Curves in TikZ are always Bézier curves underneath, and when TikZ shortens a Bézier curve it does so by shifting the end point in the direction of the tangent. In the case of the arc, this distorts it so that it is no longer an arc.

My spath3 library implements a method for shortening a path along its length.
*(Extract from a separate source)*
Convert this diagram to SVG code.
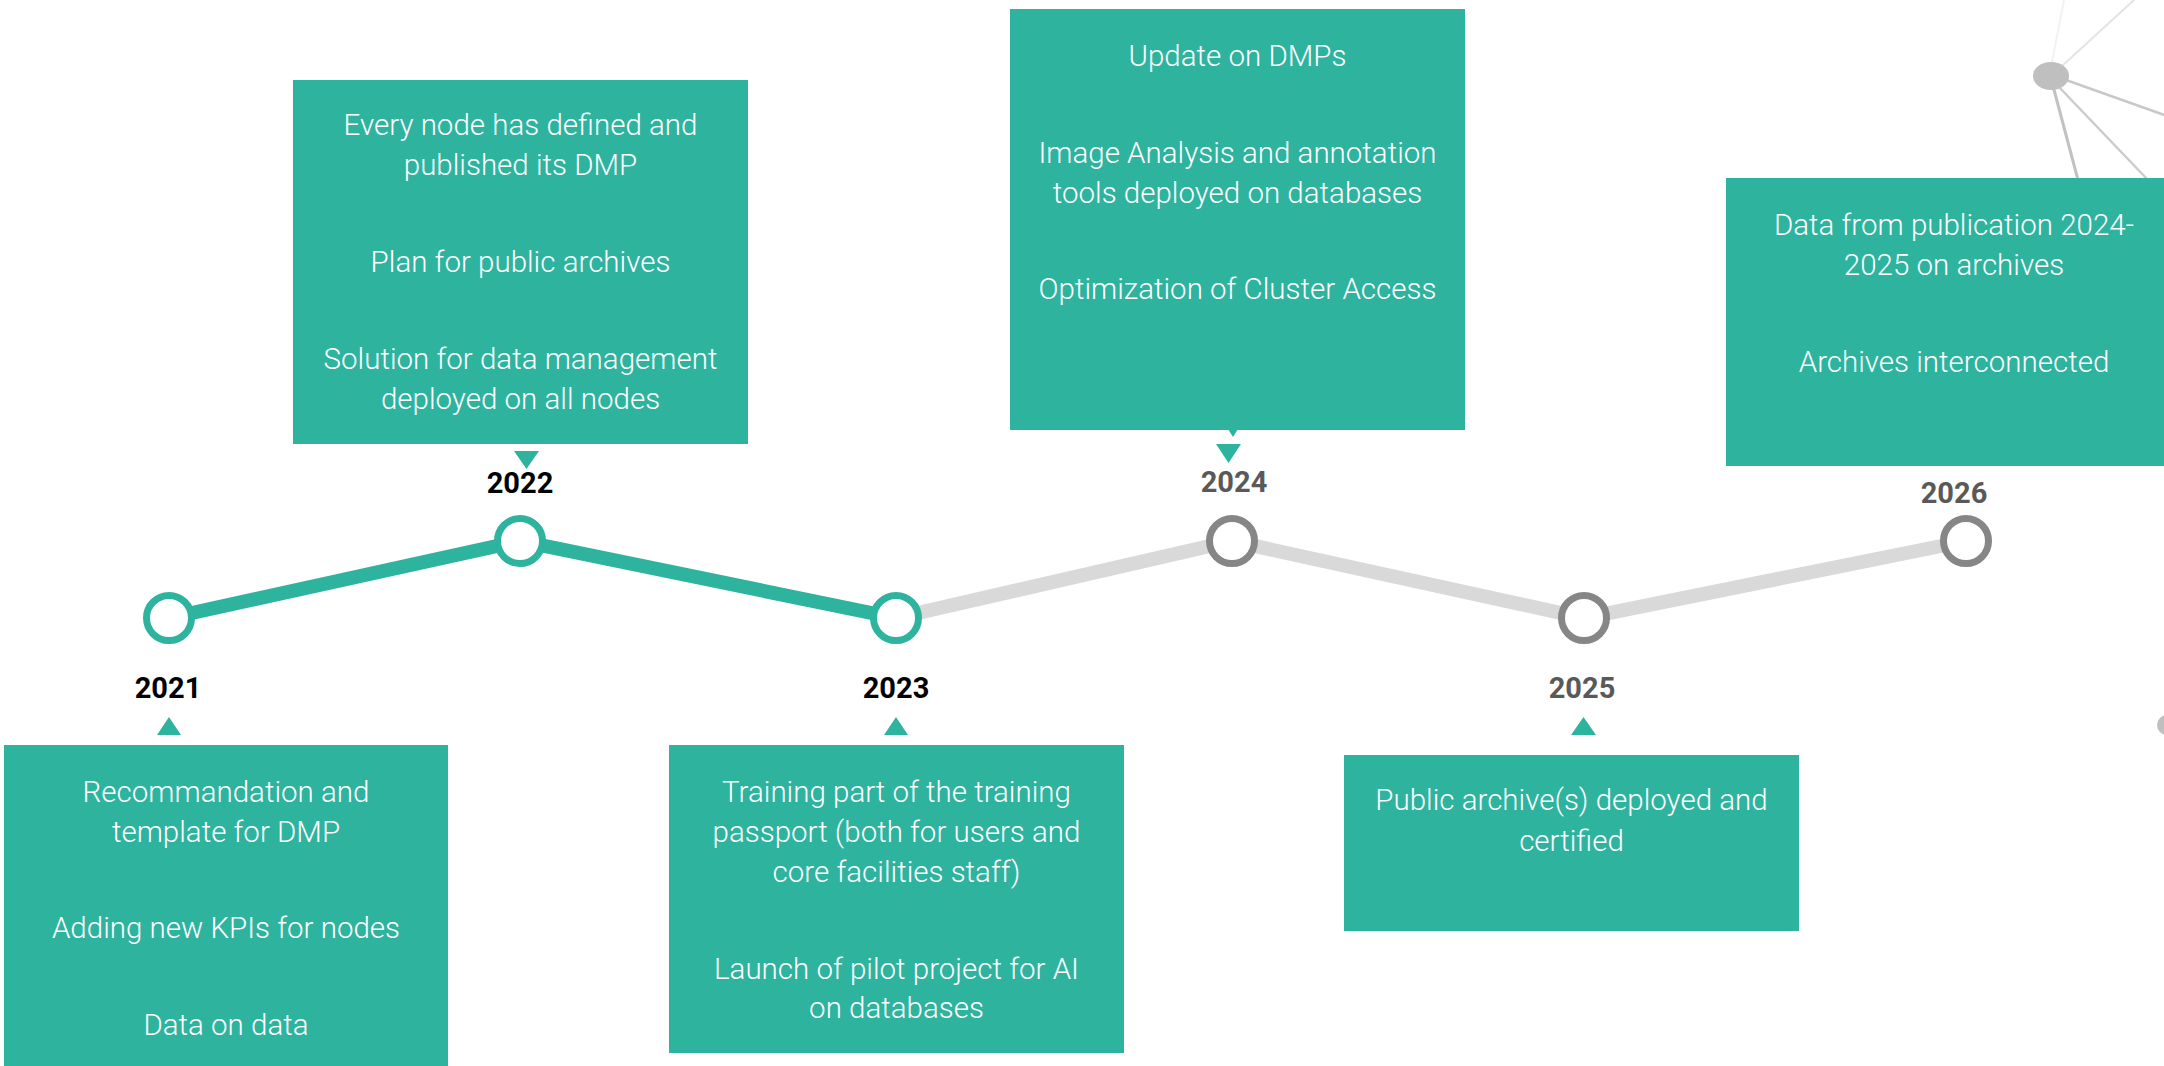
<svg xmlns="http://www.w3.org/2000/svg" width="2164" height="1066" viewBox="0 0 2164 1066">
<style>
.box{fill:#2EB39F}
.t{font-family:Roboto,"Liberation Sans",sans-serif;font-size:29.5px;font-weight:300;fill:#ffffff;text-anchor:middle}
.yr{font-family:Roboto,"Liberation Sans",sans-serif;font-size:29px;font-weight:bold;text-anchor:middle}
.done{fill:#000000}
.todo{fill:#595959}
.ptr{fill:#2EB39F}
.ringA{fill:#ffffff;stroke:#2EB39F;stroke-width:7}
.ringB{fill:#ffffff;stroke:#868686;stroke-width:7}
.net{stroke-linecap:round;fill:none}
</style>
<rect width="2164" height="1066" fill="#ffffff"/>
<g id="decoration">
<line class="net" x1="2052" y1="62" x2="2064" y2="0" stroke="#f2f2f2" stroke-width="2"/>
<line class="net" x1="2062" y1="66" x2="2134" y2="0" stroke="#e4e4e4" stroke-width="2"/>
<line class="net" x1="2066" y1="80" x2="2170" y2="117" stroke="#c8c8c8" stroke-width="2.5"/>
<line class="net" x1="2053" y1="86" x2="2078" y2="180" stroke="#c2c2c2" stroke-width="3"/>
<line class="net" x1="2058" y1="86" x2="2148" y2="180" stroke="#cccccc" stroke-width="2.5"/>
<ellipse cx="2051" cy="76" rx="18" ry="14" fill="#bfbfbf"/>
<circle cx="2167" cy="725" r="10" fill="#bfbfbf"/>
</g>
<g id="connectors">
<polyline points="169,618 520,541 896,618" fill="none" stroke="#2EB39F" stroke-width="14"/>
<polyline points="896,618 1232,541 1584,618 1966,541" fill="none" stroke="#d9d9d9" stroke-width="14"/>
</g>
<g id="n2021">
<circle class="ringA" cx="169" cy="618" r="22.5"/>
<text class="yr done" x="168" y="698">2021</text>
<polygon class="ptr" points="157,735 181,735 169,717"/>
<rect class="box" x="4" y="745" width="444" height="340"/>
<text class="t" x="226" y="802">Recommandation and</text>
<text class="t" x="226" y="842">template for DMP</text>
<text class="t" x="226" y="938">Adding new KPIs for nodes</text>
<text class="t" x="226" y="1035">Data on data</text>
</g>
<g id="n2022">
<rect class="box" x="293" y="80" width="455" height="364"/>
<text class="t" x="520.5" y="135">Every node has defined and</text>
<text class="t" x="520.5" y="175">published its DMP</text>
<text class="t" x="520.5" y="272">Plan for public archives</text>
<text class="t" x="520.5" y="369">Solution for data management</text>
<text class="t" x="520.5" y="409">deployed on all nodes</text>
<polygon class="ptr" points="514,451 539,451 526.5,469"/>
<text class="yr done" x="520" y="493">2022</text>
<circle class="ringA" cx="520" cy="541" r="22.5"/>
</g>
<g id="n2023">
<circle class="ringA" cx="896" cy="618" r="22.5"/>
<text class="yr done" x="896" y="698">2023</text>
<polygon class="ptr" points="884,735 908,735 896,717"/>
<rect class="box" x="669" y="745" width="455" height="308"/>
<text class="t" x="896.5" y="802">Training part of the training</text>
<text class="t" x="896.5" y="842">passport (both for users and</text>
<text class="t" x="896.5" y="882">core facilities staff)</text>
<text class="t" x="896.5" y="979">Launch of pilot project for AI</text>
<text class="t" x="896.5" y="1018">on databases</text>
</g>
<g id="n2024">
<rect class="box" x="1010" y="9" width="455" height="421"/>
<polygon class="ptr" points="1228,429 1238,429 1233,437"/>
<text class="t" x="1237.5" y="66">Update on DMPs</text>
<text class="t" x="1237.5" y="163">Image Analysis and annotation</text>
<text class="t" x="1237.5" y="203">tools deployed on databases</text>
<text class="t" x="1237.5" y="299">Optimization of Cluster Access</text>
<polygon class="ptr" points="1216,444 1241,444 1228.5,463"/>
<text class="yr todo" x="1234" y="492">2024</text>
<circle class="ringB" cx="1232" cy="541" r="22.5"/>
</g>
<g id="n2025">
<circle class="ringB" cx="1584" cy="618" r="22.5"/>
<text class="yr todo" x="1582" y="698">2025</text>
<polygon class="ptr" points="1571,735 1596,735 1583.5,717"/>
<rect class="box" x="1344" y="755" width="455" height="176"/>
<text class="t" x="1571.5" y="810">Public archive(s) deployed and</text>
<text class="t" x="1571.5" y="851">certified</text>
</g>
<g id="n2026">
<rect class="box" x="1726" y="178" width="456" height="288"/>
<text class="t" x="1954" y="235">Data from publication 2024-</text>
<text class="t" x="1954" y="275">2025 on archives</text>
<text class="t" x="1954" y="372">Archives interconnected</text>
<text class="yr todo" x="1954" y="503">2026</text>
<circle class="ringB" cx="1966" cy="541" r="22.5"/>
</g>
</svg>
It doesn't guarantee exact lengths when shortening, but does guarantee that the shortened path coincides with the original path.

\documentclass{article}
%\url{https://tex.stackexchange.com/q/169401/86}
\usepackage{tikz}
\usetikzlibrary{spath3}
\begin{document}
\begin{tikzpicture}
\coordinate (C) at (4,4);
\draw[line width=4pt] (C) circle[radius=4cm];
\draw[line width=3pt,red] (C) ++(170:4cm) arc[start angle=170, end angle=60, radius=4cm];
\draw[line width=2pt,blue,shorten <=20pt,shorten >=20pt] (C) ++(170:4cm) arc[start angle=170, end angle=60, radius=4cm];
\draw[line width=1pt,green] (C) ++(170:4cm) arc[start angle=170, end angle=60, radius=4cm] [spath/remove empty components=current,spath/shorten at both ends={current}{20pt}];
\end{tikzpicture}
\end{document}

Note that at time of writing, I noticed a bug in the library that means that this needs the version from github to work.